#### [Exercise task]
Return the lines from the one with "Clone this diagram in TikZ." through the one with "at (118,284) (scheduler)", exactly as they appear and with no pictures.
──────── The records
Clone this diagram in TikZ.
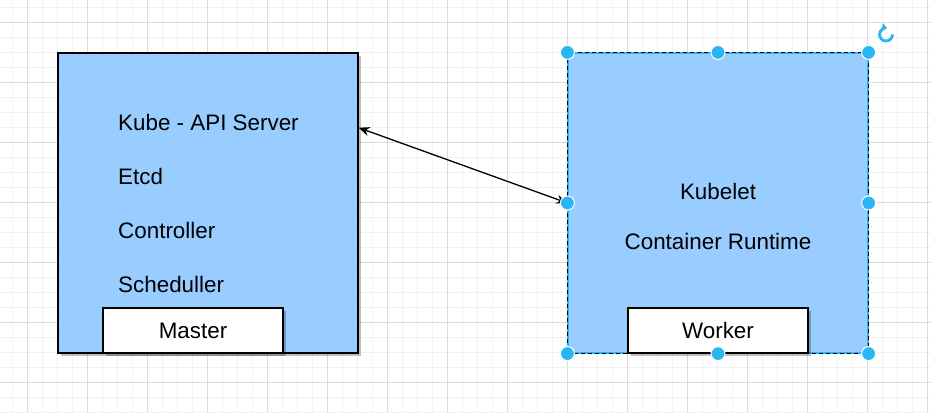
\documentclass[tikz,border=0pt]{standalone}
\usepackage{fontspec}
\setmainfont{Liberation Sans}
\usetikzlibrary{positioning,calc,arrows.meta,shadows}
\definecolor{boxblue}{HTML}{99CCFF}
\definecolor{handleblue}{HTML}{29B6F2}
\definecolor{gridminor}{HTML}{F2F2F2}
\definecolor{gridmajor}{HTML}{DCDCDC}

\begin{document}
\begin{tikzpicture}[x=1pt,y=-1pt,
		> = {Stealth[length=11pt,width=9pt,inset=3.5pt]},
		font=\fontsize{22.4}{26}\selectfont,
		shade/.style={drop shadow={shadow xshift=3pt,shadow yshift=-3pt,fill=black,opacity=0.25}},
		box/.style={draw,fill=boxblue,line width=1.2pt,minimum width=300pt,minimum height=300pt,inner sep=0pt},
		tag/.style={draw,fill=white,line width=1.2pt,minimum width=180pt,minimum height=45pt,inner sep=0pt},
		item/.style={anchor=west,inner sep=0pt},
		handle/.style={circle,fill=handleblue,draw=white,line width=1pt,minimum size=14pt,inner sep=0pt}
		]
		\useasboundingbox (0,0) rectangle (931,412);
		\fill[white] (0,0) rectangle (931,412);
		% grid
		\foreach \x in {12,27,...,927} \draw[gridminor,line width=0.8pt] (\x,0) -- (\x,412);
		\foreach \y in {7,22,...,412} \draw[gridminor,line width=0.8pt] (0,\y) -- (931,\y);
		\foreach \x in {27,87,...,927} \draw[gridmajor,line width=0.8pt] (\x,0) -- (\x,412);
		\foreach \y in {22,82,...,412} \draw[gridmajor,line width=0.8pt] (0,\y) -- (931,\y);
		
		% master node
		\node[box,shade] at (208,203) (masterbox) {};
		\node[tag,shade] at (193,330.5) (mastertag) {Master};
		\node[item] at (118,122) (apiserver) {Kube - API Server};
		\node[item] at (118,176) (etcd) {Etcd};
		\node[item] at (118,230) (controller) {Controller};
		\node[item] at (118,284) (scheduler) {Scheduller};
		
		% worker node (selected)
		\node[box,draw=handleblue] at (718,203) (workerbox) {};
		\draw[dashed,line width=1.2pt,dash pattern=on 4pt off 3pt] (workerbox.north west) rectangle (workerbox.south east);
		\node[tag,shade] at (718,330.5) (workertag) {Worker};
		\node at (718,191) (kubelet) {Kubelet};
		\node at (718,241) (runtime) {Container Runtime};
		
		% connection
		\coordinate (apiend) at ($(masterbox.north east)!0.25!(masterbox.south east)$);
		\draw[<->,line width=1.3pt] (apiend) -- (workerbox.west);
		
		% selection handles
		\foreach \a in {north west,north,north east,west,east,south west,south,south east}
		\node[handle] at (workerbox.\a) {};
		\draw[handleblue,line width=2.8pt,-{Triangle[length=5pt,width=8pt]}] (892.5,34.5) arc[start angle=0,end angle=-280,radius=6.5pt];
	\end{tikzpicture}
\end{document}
────────────────
──────── The records
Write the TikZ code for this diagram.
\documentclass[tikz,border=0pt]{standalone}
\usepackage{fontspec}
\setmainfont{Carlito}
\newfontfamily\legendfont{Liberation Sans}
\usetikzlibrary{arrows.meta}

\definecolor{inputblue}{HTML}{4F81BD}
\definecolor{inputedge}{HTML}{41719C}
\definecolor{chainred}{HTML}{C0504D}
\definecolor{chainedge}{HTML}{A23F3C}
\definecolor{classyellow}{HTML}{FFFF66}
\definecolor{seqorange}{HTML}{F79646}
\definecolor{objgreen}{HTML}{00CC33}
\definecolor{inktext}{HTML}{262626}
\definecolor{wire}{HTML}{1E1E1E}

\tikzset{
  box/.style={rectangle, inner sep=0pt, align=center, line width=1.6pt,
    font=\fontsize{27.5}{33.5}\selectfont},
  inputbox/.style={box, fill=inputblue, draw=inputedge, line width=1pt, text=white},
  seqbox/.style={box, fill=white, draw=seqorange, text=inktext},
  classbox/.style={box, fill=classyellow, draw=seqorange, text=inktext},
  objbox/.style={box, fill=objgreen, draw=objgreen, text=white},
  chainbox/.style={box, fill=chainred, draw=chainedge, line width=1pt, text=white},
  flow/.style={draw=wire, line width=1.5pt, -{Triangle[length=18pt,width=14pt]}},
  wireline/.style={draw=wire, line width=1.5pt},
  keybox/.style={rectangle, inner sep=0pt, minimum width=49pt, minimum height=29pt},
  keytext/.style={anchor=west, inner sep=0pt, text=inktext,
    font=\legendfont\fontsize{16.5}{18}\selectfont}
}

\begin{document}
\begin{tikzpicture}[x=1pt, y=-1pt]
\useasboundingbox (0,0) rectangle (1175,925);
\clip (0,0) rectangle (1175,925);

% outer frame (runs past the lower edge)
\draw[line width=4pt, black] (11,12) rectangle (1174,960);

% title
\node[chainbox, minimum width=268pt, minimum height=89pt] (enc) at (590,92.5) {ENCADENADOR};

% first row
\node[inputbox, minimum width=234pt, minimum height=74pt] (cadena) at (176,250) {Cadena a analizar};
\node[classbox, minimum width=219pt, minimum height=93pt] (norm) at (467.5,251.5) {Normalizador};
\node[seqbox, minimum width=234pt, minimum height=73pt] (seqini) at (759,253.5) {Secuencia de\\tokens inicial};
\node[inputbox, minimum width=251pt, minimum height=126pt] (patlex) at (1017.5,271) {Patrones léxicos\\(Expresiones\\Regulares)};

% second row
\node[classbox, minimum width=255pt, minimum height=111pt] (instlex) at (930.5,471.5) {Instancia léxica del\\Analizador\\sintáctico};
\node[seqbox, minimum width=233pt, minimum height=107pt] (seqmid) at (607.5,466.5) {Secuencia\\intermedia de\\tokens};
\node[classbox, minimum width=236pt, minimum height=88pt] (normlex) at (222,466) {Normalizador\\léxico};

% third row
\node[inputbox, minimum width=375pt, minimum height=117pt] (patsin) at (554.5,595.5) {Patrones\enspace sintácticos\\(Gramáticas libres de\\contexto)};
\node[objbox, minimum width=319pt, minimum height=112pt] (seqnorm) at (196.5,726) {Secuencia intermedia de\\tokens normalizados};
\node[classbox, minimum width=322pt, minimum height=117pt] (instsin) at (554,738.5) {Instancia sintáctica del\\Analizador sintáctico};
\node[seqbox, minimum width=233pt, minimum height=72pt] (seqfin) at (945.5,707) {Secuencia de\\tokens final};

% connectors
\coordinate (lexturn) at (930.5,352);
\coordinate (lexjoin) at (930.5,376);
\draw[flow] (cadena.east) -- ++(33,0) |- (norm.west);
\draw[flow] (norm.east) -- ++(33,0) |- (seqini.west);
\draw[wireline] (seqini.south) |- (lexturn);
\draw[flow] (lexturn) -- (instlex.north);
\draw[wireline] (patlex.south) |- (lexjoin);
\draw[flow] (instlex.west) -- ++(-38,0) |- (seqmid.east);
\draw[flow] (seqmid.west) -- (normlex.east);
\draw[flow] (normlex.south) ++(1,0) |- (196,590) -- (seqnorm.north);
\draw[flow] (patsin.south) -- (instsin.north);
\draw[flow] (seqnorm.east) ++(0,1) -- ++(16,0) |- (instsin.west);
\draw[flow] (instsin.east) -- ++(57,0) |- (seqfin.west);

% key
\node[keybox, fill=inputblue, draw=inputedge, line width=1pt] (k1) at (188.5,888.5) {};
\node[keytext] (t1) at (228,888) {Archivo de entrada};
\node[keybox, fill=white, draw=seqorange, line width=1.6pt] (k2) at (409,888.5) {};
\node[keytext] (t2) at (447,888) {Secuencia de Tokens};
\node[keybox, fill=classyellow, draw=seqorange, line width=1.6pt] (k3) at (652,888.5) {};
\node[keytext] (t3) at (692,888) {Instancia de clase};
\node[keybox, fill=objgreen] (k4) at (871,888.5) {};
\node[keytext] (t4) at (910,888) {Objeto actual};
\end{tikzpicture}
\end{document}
────────────────
──────── The records
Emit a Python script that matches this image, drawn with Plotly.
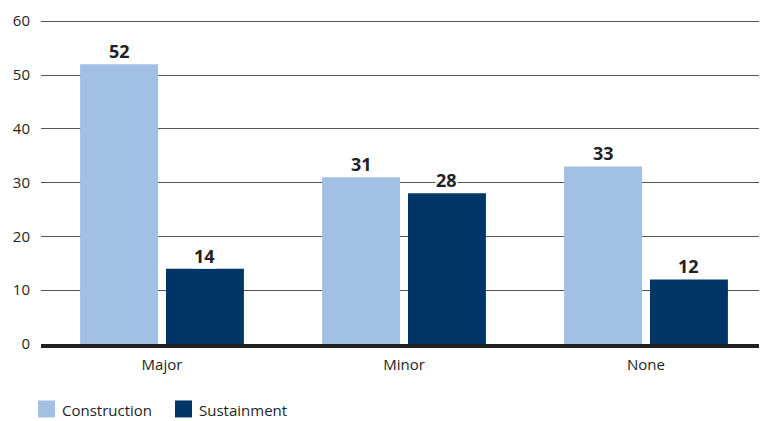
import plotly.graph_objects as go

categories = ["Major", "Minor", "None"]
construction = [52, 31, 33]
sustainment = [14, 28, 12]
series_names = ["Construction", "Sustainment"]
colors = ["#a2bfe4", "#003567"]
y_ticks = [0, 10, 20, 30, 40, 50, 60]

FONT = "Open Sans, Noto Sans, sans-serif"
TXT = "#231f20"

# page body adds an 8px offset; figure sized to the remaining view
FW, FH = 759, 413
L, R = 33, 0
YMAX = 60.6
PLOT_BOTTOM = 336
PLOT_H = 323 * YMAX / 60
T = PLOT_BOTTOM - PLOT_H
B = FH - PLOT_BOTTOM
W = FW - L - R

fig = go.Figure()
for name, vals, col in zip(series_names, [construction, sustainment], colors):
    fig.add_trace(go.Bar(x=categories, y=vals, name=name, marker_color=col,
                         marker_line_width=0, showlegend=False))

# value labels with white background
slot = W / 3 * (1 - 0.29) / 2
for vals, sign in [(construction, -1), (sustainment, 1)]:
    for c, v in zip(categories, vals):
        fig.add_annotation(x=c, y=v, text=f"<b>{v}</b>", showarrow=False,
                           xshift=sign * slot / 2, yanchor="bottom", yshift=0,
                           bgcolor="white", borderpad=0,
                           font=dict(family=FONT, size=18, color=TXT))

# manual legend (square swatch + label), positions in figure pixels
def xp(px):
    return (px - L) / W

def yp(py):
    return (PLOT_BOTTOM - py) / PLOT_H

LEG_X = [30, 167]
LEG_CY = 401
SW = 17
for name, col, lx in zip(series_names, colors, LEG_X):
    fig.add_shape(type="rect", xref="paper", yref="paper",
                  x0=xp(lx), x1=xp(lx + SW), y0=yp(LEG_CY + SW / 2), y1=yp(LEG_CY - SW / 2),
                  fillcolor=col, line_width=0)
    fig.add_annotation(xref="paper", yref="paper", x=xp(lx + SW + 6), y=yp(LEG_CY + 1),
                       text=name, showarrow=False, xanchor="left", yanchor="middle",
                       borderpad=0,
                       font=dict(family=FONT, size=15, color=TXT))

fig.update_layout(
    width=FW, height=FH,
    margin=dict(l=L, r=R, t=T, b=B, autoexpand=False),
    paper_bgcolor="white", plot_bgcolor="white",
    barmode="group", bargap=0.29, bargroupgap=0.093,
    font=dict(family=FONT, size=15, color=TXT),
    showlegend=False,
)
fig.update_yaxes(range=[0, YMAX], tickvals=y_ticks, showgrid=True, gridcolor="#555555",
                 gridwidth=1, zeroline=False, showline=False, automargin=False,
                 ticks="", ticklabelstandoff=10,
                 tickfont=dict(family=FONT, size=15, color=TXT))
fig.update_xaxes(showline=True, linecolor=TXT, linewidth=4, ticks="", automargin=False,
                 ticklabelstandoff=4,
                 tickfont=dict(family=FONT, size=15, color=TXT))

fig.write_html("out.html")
────────────────
#### [Answer in full]
Clone this diagram in TikZ.
\documentclass[tikz,border=0pt]{standalone}
\usepackage{fontspec}
\setmainfont{Liberation Sans}
\usetikzlibrary{positioning,calc,arrows.meta,shadows}
\definecolor{boxblue}{HTML}{99CCFF}
\definecolor{handleblue}{HTML}{29B6F2}
\definecolor{gridminor}{HTML}{F2F2F2}
\definecolor{gridmajor}{HTML}{DCDCDC}

\begin{document}
\begin{tikzpicture}[x=1pt,y=-1pt,
		> = {Stealth[length=11pt,width=9pt,inset=3.5pt]},
		font=\fontsize{22.4}{26}\selectfont,
		shade/.style={drop shadow={shadow xshift=3pt,shadow yshift=-3pt,fill=black,opacity=0.25}},
		box/.style={draw,fill=boxblue,line width=1.2pt,minimum width=300pt,minimum height=300pt,inner sep=0pt},
		tag/.style={draw,fill=white,line width=1.2pt,minimum width=180pt,minimum height=45pt,inner sep=0pt},
		item/.style={anchor=west,inner sep=0pt},
		handle/.style={circle,fill=handleblue,draw=white,line width=1pt,minimum size=14pt,inner sep=0pt}
		]
		\useasboundingbox (0,0) rectangle (931,412);
		\fill[white] (0,0) rectangle (931,412);
		% grid
		\foreach \x in {12,27,...,927} \draw[gridminor,line width=0.8pt] (\x,0) -- (\x,412);
		\foreach \y in {7,22,...,412} \draw[gridminor,line width=0.8pt] (0,\y) -- (931,\y);
		\foreach \x in {27,87,...,927} \draw[gridmajor,line width=0.8pt] (\x,0) -- (\x,412);
		\foreach \y in {22,82,...,412} \draw[gridmajor,line width=0.8pt] (0,\y) -- (931,\y);
		
		% master node
		\node[box,shade] at (208,203) (masterbox) {};
		\node[tag,shade] at (193,330.5) (mastertag) {Master};
		\node[item] at (118,122) (apiserver) {Kube - API Server};
		\node[item] at (118,176) (etcd) {Etcd};
		\node[item] at (118,230) (controller) {Controller};
		\node[item] at (118,284) (scheduler) {Scheduller};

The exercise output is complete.